Since 2011, Libya has been in an ongoing conflict that has led to massive displacement of people. In these eleven years, many Libyans have been unable to find a safe home. WeWorld-GVC (WW-GVC) has been present in Libya since 2018, implementing projects to promote safe access to water, sanitation and hygiene (WASH), primary health care and response to COVID -19 (health), capacity building of local Municipalities and civil society organizations (CSOs), and promoting respect for human rights through a nexus approach and integrated protection programming (protection). WW-GVC is currently working in southern Libya (Fezzan region) with a local and implementing partner, the civil organization MIGRACE.
Between December 2021 and January 2022, a protection risk assessment was conducted in the mantikas of Sabha, Al Shati, and Ubari (Fezzan region) as part of a community-based approach (CPA) targeting specific vulnerable communities.

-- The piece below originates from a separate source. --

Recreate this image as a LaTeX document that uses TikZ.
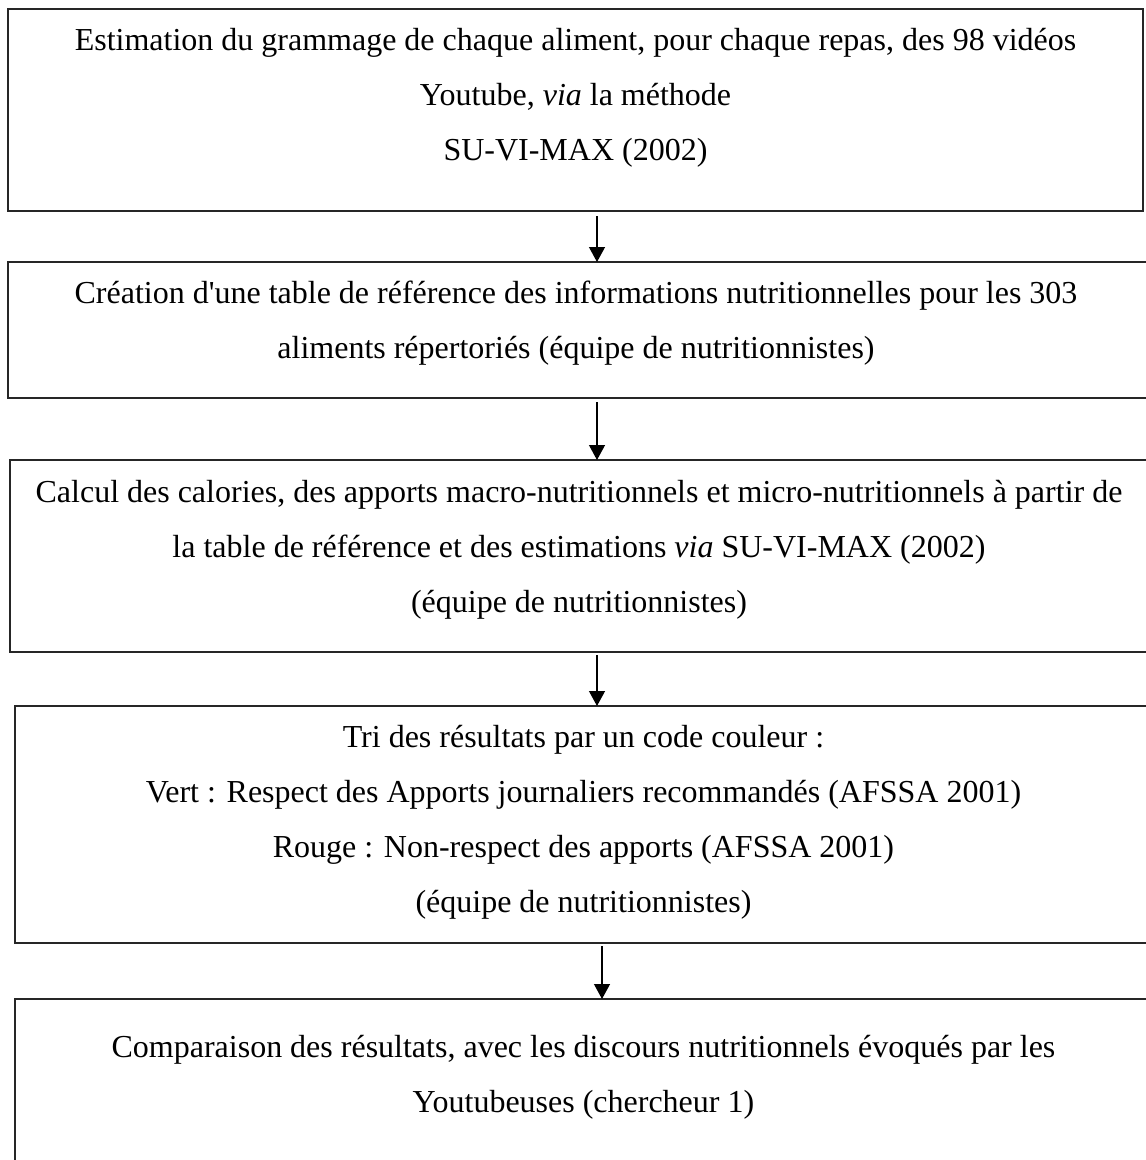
\documentclass[tikz,border=0pt]{standalone}
\usepackage{fontspec}
\setmainfont{Liberation Serif}
\usetikzlibrary{arrows.meta}
\tikzset{
  boxnode/.style={draw=black!85, line width=1.2pt, rectangle, inner sep=0pt, outer sep=0pt, anchor=north west},
  txt/.style={anchor=base, inner sep=0pt, outer sep=0pt, font=\fontsize{32}{55.2}\selectfont},
  arr/.style={draw=black, line width=1.2pt, -{Triangle[width=16pt,length=15pt]}}
}
\newcommand{\tline}[1]{\parbox[t]{1200pt}{\centering #1}}
\begin{document}
\begin{tikzpicture}[x=1pt,y=-1pt]
\useasboundingbox (0,0) rectangle (1146,1160);
% boxes
\node[boxnode, minimum width=1135pt, minimum height=202pt] (b1) at (8,9) {};
\node[boxnode, minimum width=1140pt, minimum height=136pt] (b2) at (8,262) {};
\node[boxnode, minimum width=1140pt, minimum height=192pt] (b3) at (10,460) {};
\node[boxnode, minimum width=1140pt, minimum height=237pt] (b4) at (15,706) {};
\node[boxnode, minimum width=1140pt, minimum height=200pt] (b5) at (15,999) {};
% texts
\node[txt] (t1) at (575.5,50) {\tline{Estimation du grammage de chaque aliment, pour chaque repas, des 98 vidéos\\Youtube, \textit{via} la méthode\\ SU-VI-MAX (2002)}};
\node[txt] (t2) at (576,303) {\tline{Création d\textquotesingle une table de référence des informations nutritionnelles pour les 303\\aliments répertoriés (équipe de nutritionnistes)}};
\node[txt] (t3) at (579,502) {\tline{Calcul des calories, des apports macro-nutritionnels et micro-nutritionnels à partir de\\la table de référence et des estimations \textit{via} SU-VI-MAX (2002)\\(équipe de nutritionnistes)}};
\node[txt] (t4) at (583.5,747) {\tline{Tri des résultats par un code couleur :\\Vert : Respect des Apports journaliers recommandés (AFSSA 2001)\\Rouge : Non-respect des apports (AFSSA 2001)\\(équipe de nutritionnistes)}};
\node[txt] (t5) at (583.5,1057) {\tline{Comparaison des résultats, avec les discours nutritionnels évoqués par les\\Youtubeuses (chercheur 1)}};
% arrows
\draw[arr] ([xshift=589pt,yshift=-5pt]b1.south west) coordinate (s1) -- (s1 |- b2.north);
\draw[arr] ([xshift=589pt,yshift=-4pt]b2.south west) coordinate (s2) -- (s2 |- b3.north);
\draw[arr] ([xshift=587pt,yshift=-3pt]b3.south west) coordinate (s3) -- (s3 |- b4.north);
\draw[arr] ([xshift=587pt,yshift=-3pt]b4.south west) coordinate (s4) -- (s4 |- b5.north);
\end{tikzpicture}
\end{document}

The process was led by WW-GVC in collaboration with MIGRACE under the Italian Cooperation (AICS) funded project AID 12031, “Emergency Program in Libya to improve basic Health and Protection services for the most vulnerable population”.
The objective of this Protection Analysis Report is to gain an initial understanding of the limitations and opportunities to obtain more relevant protection monitoring data on the ground (evidence-based approaches) and to define protection strategies tailored to the context. The focus is placed on two protection risks that have been demonstrated through on- the-ground intervention and monitoring by WW-GVC and that can be linked to the overall lack of effective governance mechanisms and the unstable security context through systemic root cause analysis:
- Denial of access to services and providers (especially for vulnerable groups)
- Forced migration of the population in the conflict context
Through the analysis of these two identified protection risks, findings on specific threats to affected populations were highlighted (e.g., lack of recognition of humanitarian and protection needs of populations, denial of needs and entitlements as well as resources and economic opportunities, conflict-induced internal displacement, and restriction of freedom of movement).
This allowed for the identification of the impact of these threats on affected populations, including the characteristics of their vulnerability (health and livelihood problems, school dropout, increase in demographics and inter-group social tensions), coping strategies (internal migration, secondary movements of IDPs), and finally, existing (or lack of) capacity to mitigate the risks (social cohesion based on tribal dynamics, community conflict prevention and resolution mechanisms, or limited presence of international and national humanitarian actors on the ground).